The Free Derry wall painted
pink for Gay Pride Week.
It is ironic that a project ostensibly focused on replacing political art with cultural and community art is, in reality, thinly disguised politics. The mural in Derry that said ‘You Are Now Entering Free Derry’, which welcomed people into the republican Bogside area of Derry throughout the 1970s and 80s, has now been given over to the prevailing political concerns of local officials: messages relating to road safety, bullying and littering have been included on this famous gable wall. Last year it was painted pink to mark Gay Pride week.
In other words, one of the most iconic images of the Troubles, which expressed the nationalist community’s aspiration to be free from British rule, is now little more than a giant billboard advertising the latest campaigns favoured by community workers and officials. The question of what goes on the Derry wall is now decided by committees following agreed procedures – a million miles from the independent political activism that spawned these wall paintings and murals in the first place.
It is notable that the process of replacing murals has happened much more quickly in republican communities than in loyalist ones. This may partly reflect the fact that the leaders of the republican movement have been in the forefront of redefining the armed struggle for Irish freedom as a kind of struggle for ‘cultural recognition’ and ‘respect for identity’. In republican areas, for some years now, paramilitary murals have been replaced by inoffensive images representing traditional Celtic designs or depicting historical Celtic myths like Fin MacCumhail and Cuchulainn. This also highlights the extent to which republican communities have been absorbed into the official structures of the new Northern Ireland to a greater extent than their loyalist neighbours. With Sinn Fein members now represented in every aspect of community and local government politics, as well as in the Northern Ireland Assembly, republicans have found themselves implementing British government policies with some vigour.

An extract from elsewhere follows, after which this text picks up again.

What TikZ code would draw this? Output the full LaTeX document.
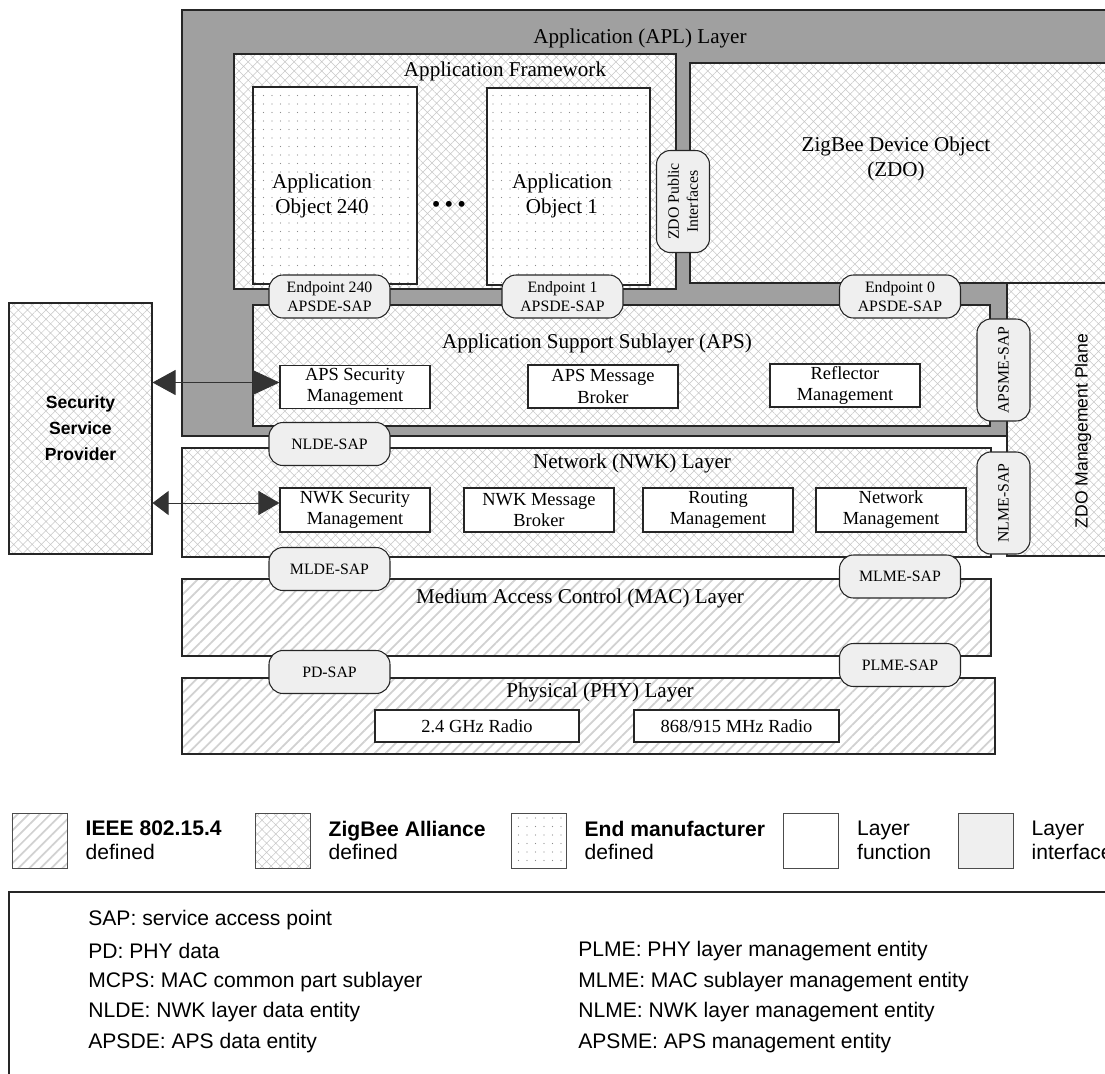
\documentclass[tikz,border=0pt]{standalone}
\usepackage{fontspec}
\setmainfont{Liberation Serif}
\setsansfont{Liberation Sans}
\usetikzlibrary{arrows.meta,patterns.meta,positioning}
\definecolor{aplgray}{HTML}{A0A0A0}
\definecolor{sapgray}{HTML}{EFEFEF}
\definecolor{linegray}{HTML}{262626}
\newcommand{\ttlsize}{\fontsize{12}{14.2}\selectfont}
\newcommand{\fnsize}{\fontsize{10.5}{12}\selectfont}
\newcommand{\sapsize}{\fontsize{9}{10.8}\selectfont}
\newcommand{\legsize}{\sffamily\fontsize{12}{13.5}\selectfont}
\tikzset{
  lyr/.style      = {draw=linegray, line width=0.6pt},
  zba/.style      = {lyr, preaction={fill=white},
                     pattern={Hatch[angle=45,distance=1.3mm,line width=0.3pt]},
                     pattern color=black!22},
  ieee/.style     = {lyr, preaction={fill=white},
                     pattern={Lines[angle=45,distance=1.55mm,line width=0.35mm]},
                     pattern color=black!18},
  endm/.style     = {lyr, preaction={fill=white},
                     pattern={Dots[distance=1.7mm,radius=0.13mm]},
                     pattern color=black!45},
  fbox/.style     = {lyr, fill=white, align=center, inner sep=1pt, font=\fnsize},
  sap/.style      = {lyr, fill=sapgray, rounded corners=2.8mm, align=center,
                     inner sep=1pt, font=\sapsize,
                     minimum width=24.2mm, minimum height=8.6mm},
  vsap/.style     = {sap, rotate=90, minimum width=20.4mm, minimum height=10.6mm},
  ttl/.style      = {font=\ttlsize, align=center},
  apsarrow/.style = {{Triangle[length=4.6mm,width=5mm]}-{Triangle[length=5.4mm,width=5mm]},
                     draw=black!80, line width=0.5pt},
  nwkarrow/.style = {{Triangle[length=3.2mm,width=4.8mm]}-{Triangle[length=4.2mm,width=4.8mm]},
                     draw=black!80, line width=0.5pt},
  legbox/.style   = {draw=black!70, line width=0.5pt, minimum size=11mm, inner sep=0pt},
  legtxt/.style   = {font=\legsize, align=left},
  abbr/.style     = {anchor=west, inner sep=0pt, font=\legsize},
}

\begin{document}
\begin{tikzpicture}[x=0.2mm,y=-0.2mm]
  \useasboundingbox (0,0) rectangle (1105,1073);
  \clip (0,0) rectangle (1105,1073);

  % application layer
  \draw[lyr, fill=aplgray] (182,10) rectangle (1120,436);
  \draw[zba] (1007,283) rectangle (1120,556);
  \node[font=\sffamily\fontsize{10}{12}\selectfont, rotate=90] (zdoplane) at (1083,431) {ZDO Management Plane};
  \node[ttl] (apl) at (640,38) {Application (APL) Layer};

  \draw[zba] (234,54) rectangle (676,289);
  \node[ttl] (afw) at (505,71) {Application Framework};
  \draw[endm] (253,87) rectangle (417,284);
  \draw[endm] (487,88) rectangle (650,285);
  \node[ttl] (ao240) at (322,196) {Application\\Object 240};
  \node[ttl] (ao1) at (562,196) {Application\\Object 1};
  \node[font=\fontsize{14}{14}\selectfont] (ellip) at (449,207) {\textbullet\,\textbullet\,\textbullet};

  \draw[zba] (690,63) rectangle (1120,283);
  \node[ttl] (zdo) at (896,159) {ZigBee Device Object\\(ZDO)};
  \node[vsap] (zdopub) at (683,201.5) {ZDO Public\\Interfaces};

  % APS
  \draw[zba] (253,305) rectangle (990,426);
  \node[ttl] (aps) at (597,343) {Application Support Sublayer (APS)};
  \node[fbox, minimum width=30mm, minimum height=8.6mm] (apssec) at (355,387) {APS Security\\Management};
  \node[fbox, minimum width=30mm, minimum height=8.6mm] (apsmsg) at (603,386.5) {APS Message\\Broker};
  \node[fbox, minimum width=30mm, minimum height=8.6mm] (reflect) at (845,385.5) {Reflector\\Management};
  \node[sap] (ep240) at (329.5,296.5) {Endpoint 240\\APSDE-SAP};
  \node[sap] (ep1) at (562.5,296.5) {Endpoint 1\\APSDE-SAP};
  \node[sap] (ep0) at (900,296.5) {Endpoint 0\\APSDE-SAP};
  \node[vsap] (apsme) at (1003.5,370) {APSME-SAP};

  % NWK
  \draw[zba] (182,448) rectangle (991,557);
  \node[ttl] (nwk) at (632,463) {Network (NWK) Layer};
  \node[fbox, minimum width=30mm, minimum height=8.8mm] (nwksec) at (355,510) {NWK Security\\Management};
  \node[fbox, minimum width=30mm, minimum height=8.8mm] (nwkmsg) at (539,510) {NWK Message\\Broker};
  \node[fbox, minimum width=30mm, minimum height=8.8mm] (routing) at (718,510) {Routing\\Management};
  \node[fbox, minimum width=30mm, minimum height=8.8mm] (nwkmgmt) at (891,510) {Network\\Management};
  \node[sap] (nlde) at (329.5,444) {NLDE-SAP};
  \node[vsap] (nlme) at (1003.5,503) {NLME-SAP};

  % MAC
  \draw[ieee] (182,579) rectangle (991,656);
  \node[ttl] (mac) at (580,598) {Medium Access Control (MAC) Layer};
  \node[sap] (mlde) at (329.5,569) {MLDE-SAP};
  \node[sap] (mlme) at (900,576.5) {MLME-SAP};

  % PHY
  \draw[ieee] (182,678) rectangle (995,754);
  \node[ttl] (phy) at (600,692) {Physical (PHY) Layer};
  \node[fbox, minimum width=40.8mm, minimum height=6.4mm] (radio24) at (477,726) {2.4 GHz Radio};
  \node[fbox, minimum width=41mm, minimum height=6.4mm] (radio868) at (736.5,726) {868/915 MHz Radio};
  \node[sap] (pd) at (329.5,672) {PD-SAP};
  \node[sap] (plme) at (900,665) {PLME-SAP};

  % security service provider
  \node[zba, minimum width=28.6mm, minimum height=50.2mm, align=center,
        font=\sffamily\bfseries\fontsize{10}{14.8}\selectfont] (ssp) at (80.5,428.5) {Security\\Service\\Provider};
  \coordinate (apsin) at ([yshift=0.9mm]apssec.west);
  \coordinate (nwkin) at ([yshift=1.4mm]nwksec.west);
  \draw[apsarrow] (apsin -| ssp.east) -- (apsin);
  \draw[nwkarrow] (nwkin -| ssp.east) -- (nwkin);

  % legend
  \node[ieee, legbox] (lgieee) at (39.5,840.5) {};
  \node[legtxt, right=2.4mm of lgieee] (txieee) {\textbf{IEEE 802.15.4}\\defined};
  \node[zba, legbox] (lgzba) at (282.5,840.5) {};
  \node[legtxt, right=2.4mm of lgzba] (txzba) {\textbf{ZigBee Alliance}\\defined};
  \node[endm, legbox] (lgend) at (538.5,840.5) {};
  \node[legtxt, right=2.4mm of lgend] (txend) {\textbf{End manufacturer}\\defined};
  \node[legbox, fill=white] (lgfunc) at (811,840.5) {};
  \node[legtxt, right=2.4mm of lgfunc] (txfunc) {Layer\\function};
  \node[legbox, fill=sapgray] (lgif) at (985.5,840.5) {};
  \node[legtxt, right=2.4mm of lgif] (txif) {Layer\\interface};

  % abbreviations
  \draw[draw=black!85, line width=0.9pt] (9,892) rectangle (1120,1100);
  \node[abbr] (abbsap) at (88,920) {SAP: service access point};
  \node[abbr] (abbpd) at (88,951) {PD: PHY data};
  \node[abbr] (abbmcps) at (88,982) {MCPS: MAC common part sublayer};
  \node[abbr] (abbnlde) at (88,1012) {NLDE: NWK layer data entity};
  \node[abbr] (abbapsde) at (88,1043) {APSDE: APS data entity};
  \node[abbr] (abbplme) at (578,951) {PLME: PHY layer management entity};
  \node[abbr] (abbmlme) at (578,982) {MLME: MAC sublayer management entity};
  \node[abbr] (abbnlme) at (578,1012) {NLME: NWK layer management entity};
  \node[abbr] (abbapsme) at (578,1043) {APSME: APS management entity};
\end{tikzpicture}
\end{document}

By contrast, loyalists, despite their profession of loyalty to all things British, have found themselves more and more alienated from political developments in Northern Ireland, and more of them are reluctant to surrender their traditional ideology to the demands of the peace process. While some of their murals may be old, the sense of grievance and anger they represent is certainly a better reflection of the loyalist community than images of the Titanic or CS Lewis’s Narnia.